Monday, November 22, 2010

A Poet and Nothing But a Poet


The Princeton Alumni Weekly catches up with poet W.S. Merwin.

From the piece...

Gentle, fiercely intelligent, and quick to laugh, Merwin, now 82, is willing to lead a conversation about his life and his writing through loops and digressions for hours. As a young child in working-class Union City, N.J., during the Great Depression, he found comfort in gazing at the Hudson River. A few times he accompanied his father, who could be distant and punitive, to study in the church where he was a Presbyterian minister, and young Merwin gazed through the window at the river, with the ferries and freighters passing by. He was, he writes in his 2005 memoir Summer Doorways, “utterly rapt in the vast scene out in front of me ... Whole trains were crossing the river on railroad ferries, all shades of orange in the sunlight. White puffs of steam climbed out of unseen whistles and horns, the distant sounds arriving, faint and faded, a long breath afterward. I was seeing something that I could not reach and that would never go away.” His love of the water would remain, fueling a desire to ­travel as well as a tug toward the author and mariner Joseph Conrad.

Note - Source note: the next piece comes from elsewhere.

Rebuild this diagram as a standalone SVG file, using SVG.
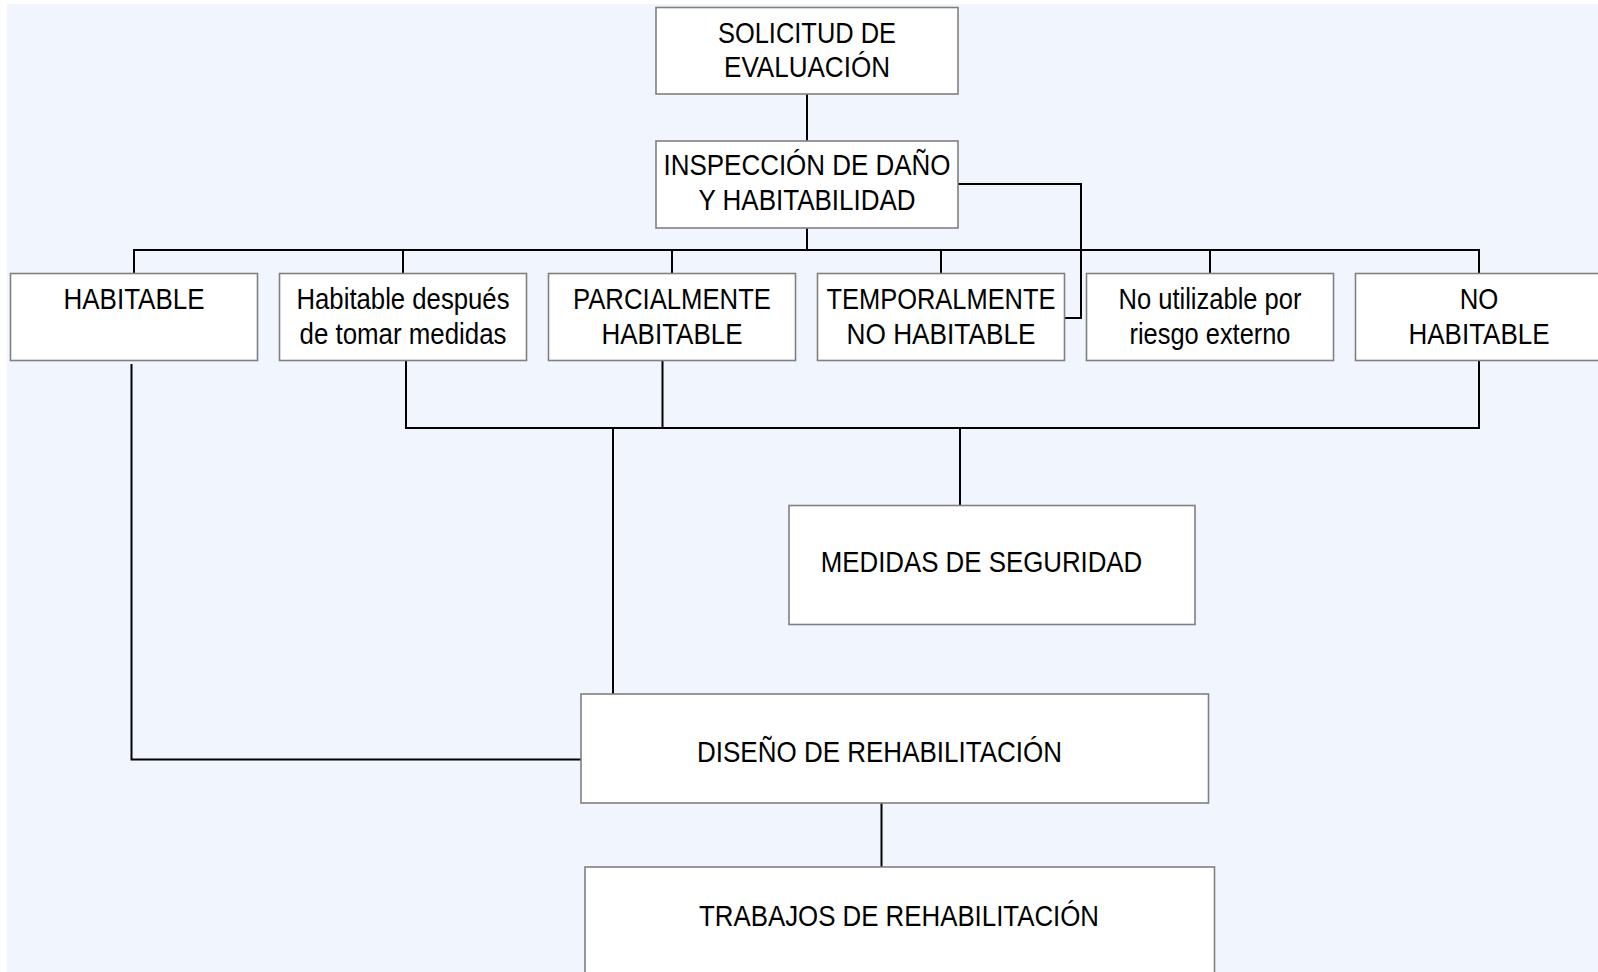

Merwin was moved by the rhymes and rhythm of the hymns in his father’s church, first in Union City and then in Scranton, Pa. He delighted in the poetry that his mother read aloud. For Merwin, poetry was first an aural sensation, and to this day he has a strong sense of the music of a poem and believes that a poem must be read aloud to be truly understood. The young boy began writing poems himself — “atrocious poetry, as children do,” he says of his earliest efforts — but he kept at it through adolescence.